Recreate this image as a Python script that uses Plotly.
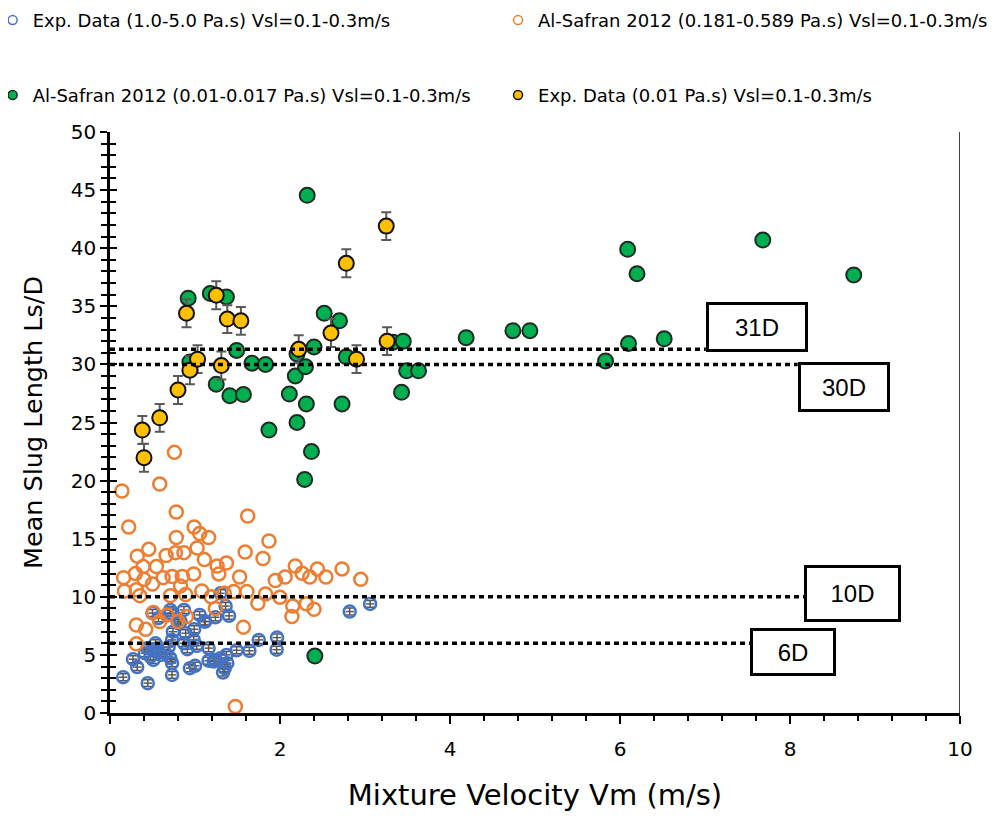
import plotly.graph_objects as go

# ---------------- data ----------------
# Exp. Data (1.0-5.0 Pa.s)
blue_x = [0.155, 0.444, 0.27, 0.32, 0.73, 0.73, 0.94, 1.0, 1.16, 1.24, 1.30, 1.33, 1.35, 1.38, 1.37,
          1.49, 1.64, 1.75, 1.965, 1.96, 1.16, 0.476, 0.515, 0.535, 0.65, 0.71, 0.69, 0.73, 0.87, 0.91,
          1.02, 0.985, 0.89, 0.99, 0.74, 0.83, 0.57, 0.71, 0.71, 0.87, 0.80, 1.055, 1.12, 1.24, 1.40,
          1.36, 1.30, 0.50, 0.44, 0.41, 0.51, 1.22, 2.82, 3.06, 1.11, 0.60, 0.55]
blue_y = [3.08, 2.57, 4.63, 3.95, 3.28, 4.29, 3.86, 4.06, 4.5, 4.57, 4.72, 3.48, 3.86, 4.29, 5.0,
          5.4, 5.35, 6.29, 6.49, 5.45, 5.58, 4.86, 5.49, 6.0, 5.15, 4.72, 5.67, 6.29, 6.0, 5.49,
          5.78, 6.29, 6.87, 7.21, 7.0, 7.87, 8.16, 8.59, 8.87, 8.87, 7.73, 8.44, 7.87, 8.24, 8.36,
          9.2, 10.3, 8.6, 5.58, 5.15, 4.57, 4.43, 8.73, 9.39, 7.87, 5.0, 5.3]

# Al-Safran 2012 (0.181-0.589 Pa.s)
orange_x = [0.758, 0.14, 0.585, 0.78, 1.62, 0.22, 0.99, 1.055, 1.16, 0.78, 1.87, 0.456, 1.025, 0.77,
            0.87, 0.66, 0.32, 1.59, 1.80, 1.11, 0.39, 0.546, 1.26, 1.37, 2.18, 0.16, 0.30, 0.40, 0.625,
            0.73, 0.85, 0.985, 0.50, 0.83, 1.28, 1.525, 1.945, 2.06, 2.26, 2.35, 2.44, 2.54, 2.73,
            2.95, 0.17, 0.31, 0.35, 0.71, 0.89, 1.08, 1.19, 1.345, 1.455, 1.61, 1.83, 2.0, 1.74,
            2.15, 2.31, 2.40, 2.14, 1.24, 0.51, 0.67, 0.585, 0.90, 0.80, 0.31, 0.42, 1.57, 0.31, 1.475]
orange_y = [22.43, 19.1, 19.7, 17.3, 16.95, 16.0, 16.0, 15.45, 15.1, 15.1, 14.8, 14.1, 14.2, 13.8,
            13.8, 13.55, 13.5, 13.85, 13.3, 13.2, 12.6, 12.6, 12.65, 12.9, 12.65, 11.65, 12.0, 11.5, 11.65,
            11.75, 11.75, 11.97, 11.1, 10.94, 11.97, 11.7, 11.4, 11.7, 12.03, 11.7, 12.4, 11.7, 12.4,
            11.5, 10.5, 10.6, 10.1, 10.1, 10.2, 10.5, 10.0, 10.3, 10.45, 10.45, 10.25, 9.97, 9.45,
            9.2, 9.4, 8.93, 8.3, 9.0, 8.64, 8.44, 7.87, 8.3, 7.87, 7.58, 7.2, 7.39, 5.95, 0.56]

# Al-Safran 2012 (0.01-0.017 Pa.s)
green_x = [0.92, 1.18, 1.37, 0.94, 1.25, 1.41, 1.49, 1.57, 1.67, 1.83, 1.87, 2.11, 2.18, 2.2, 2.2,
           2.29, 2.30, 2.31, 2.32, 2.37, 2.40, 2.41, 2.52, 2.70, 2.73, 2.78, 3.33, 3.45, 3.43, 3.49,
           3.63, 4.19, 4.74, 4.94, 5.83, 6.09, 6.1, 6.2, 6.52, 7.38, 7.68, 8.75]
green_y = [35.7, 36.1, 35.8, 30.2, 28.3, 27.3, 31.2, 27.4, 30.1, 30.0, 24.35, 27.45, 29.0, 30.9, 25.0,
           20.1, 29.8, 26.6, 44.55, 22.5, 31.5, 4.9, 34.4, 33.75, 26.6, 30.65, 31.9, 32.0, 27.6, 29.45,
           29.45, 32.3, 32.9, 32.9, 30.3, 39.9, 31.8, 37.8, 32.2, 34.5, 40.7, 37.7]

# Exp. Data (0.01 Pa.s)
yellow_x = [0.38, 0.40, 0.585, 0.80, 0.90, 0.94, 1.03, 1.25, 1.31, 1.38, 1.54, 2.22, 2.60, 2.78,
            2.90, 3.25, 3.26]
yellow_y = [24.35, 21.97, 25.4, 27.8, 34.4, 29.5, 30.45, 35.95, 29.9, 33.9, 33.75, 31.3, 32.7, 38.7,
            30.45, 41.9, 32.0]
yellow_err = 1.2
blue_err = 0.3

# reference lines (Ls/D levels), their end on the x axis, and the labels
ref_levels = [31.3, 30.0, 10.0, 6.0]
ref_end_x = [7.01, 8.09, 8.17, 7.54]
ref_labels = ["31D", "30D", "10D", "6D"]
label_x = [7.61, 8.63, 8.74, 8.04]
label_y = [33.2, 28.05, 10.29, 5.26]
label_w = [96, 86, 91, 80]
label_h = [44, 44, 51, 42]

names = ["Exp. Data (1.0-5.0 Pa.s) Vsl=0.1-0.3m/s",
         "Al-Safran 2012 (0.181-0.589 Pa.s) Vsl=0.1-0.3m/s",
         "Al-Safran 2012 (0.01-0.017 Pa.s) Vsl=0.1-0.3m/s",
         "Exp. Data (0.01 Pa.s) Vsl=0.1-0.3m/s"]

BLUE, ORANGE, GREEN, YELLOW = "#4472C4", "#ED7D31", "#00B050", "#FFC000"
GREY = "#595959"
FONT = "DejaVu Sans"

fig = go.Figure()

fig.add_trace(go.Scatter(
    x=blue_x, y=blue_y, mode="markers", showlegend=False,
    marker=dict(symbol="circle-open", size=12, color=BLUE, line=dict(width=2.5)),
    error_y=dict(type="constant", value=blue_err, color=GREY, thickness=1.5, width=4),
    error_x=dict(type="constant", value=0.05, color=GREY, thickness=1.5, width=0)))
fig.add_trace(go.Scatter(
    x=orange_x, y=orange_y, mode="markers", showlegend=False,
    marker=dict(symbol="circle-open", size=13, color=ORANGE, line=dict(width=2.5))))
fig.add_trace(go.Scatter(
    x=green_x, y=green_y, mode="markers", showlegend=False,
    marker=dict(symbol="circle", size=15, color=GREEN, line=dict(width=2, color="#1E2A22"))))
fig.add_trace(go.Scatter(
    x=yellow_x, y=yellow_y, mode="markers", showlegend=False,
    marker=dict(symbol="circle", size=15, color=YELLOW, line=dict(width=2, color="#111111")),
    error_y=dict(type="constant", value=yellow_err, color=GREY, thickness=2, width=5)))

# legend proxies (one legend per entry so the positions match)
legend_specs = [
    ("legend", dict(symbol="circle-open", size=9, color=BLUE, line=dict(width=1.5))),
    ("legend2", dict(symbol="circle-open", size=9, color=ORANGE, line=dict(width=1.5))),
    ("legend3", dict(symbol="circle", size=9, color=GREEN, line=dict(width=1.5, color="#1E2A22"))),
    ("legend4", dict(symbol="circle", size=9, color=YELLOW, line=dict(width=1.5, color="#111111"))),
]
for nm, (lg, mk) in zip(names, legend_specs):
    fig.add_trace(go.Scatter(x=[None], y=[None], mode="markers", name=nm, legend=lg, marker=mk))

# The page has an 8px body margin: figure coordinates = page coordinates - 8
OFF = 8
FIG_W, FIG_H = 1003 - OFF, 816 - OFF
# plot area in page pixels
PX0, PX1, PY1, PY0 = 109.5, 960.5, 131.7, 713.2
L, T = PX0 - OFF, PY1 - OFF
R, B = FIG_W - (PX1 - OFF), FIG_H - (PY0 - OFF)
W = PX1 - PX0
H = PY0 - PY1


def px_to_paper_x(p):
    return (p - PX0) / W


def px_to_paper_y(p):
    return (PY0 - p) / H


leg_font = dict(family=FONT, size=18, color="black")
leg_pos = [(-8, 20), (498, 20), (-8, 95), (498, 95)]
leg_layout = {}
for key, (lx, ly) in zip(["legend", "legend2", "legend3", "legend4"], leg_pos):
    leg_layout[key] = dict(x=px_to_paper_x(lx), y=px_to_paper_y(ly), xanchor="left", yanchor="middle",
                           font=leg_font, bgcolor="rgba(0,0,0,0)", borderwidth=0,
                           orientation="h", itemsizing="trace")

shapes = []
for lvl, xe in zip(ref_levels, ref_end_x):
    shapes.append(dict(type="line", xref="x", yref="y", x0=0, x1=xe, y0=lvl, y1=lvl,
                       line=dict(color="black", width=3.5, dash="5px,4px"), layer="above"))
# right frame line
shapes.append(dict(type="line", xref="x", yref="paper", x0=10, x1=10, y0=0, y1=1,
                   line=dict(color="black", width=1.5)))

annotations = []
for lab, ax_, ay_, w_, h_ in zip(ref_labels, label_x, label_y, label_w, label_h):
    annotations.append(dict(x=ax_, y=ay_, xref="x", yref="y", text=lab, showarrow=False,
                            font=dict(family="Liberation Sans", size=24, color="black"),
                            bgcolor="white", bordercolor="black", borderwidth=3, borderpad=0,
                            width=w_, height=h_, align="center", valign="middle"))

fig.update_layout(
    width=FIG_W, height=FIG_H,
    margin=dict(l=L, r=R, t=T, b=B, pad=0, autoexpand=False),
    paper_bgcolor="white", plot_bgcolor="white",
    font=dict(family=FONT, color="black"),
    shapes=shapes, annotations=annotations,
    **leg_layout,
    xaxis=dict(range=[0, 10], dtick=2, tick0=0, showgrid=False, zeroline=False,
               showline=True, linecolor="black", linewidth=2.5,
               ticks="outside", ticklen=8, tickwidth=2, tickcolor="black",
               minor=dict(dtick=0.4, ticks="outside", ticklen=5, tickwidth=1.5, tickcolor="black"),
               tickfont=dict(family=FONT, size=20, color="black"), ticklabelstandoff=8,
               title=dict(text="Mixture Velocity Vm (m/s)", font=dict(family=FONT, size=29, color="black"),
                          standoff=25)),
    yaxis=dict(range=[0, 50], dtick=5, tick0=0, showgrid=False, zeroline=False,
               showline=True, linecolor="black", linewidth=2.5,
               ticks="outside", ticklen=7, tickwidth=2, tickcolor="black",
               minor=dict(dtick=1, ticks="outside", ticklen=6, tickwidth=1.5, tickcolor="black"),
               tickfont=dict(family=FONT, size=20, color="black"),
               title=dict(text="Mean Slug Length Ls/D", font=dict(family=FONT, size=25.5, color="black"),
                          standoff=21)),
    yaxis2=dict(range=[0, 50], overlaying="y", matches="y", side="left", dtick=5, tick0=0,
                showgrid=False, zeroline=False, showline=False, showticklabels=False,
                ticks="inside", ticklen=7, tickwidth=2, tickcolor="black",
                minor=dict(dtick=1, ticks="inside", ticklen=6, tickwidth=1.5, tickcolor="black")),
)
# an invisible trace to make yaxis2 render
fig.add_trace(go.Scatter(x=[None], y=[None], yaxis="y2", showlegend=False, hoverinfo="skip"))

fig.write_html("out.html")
************
Exercise directions: Transcribe the opening line of the listing above, please, and every line after it through the line with "import plotly.graph_objects as go", word for word, without pictures.

Answer to the exercise:
Recreate this image as a Python script that uses Plotly.
import plotly.graph_objects as go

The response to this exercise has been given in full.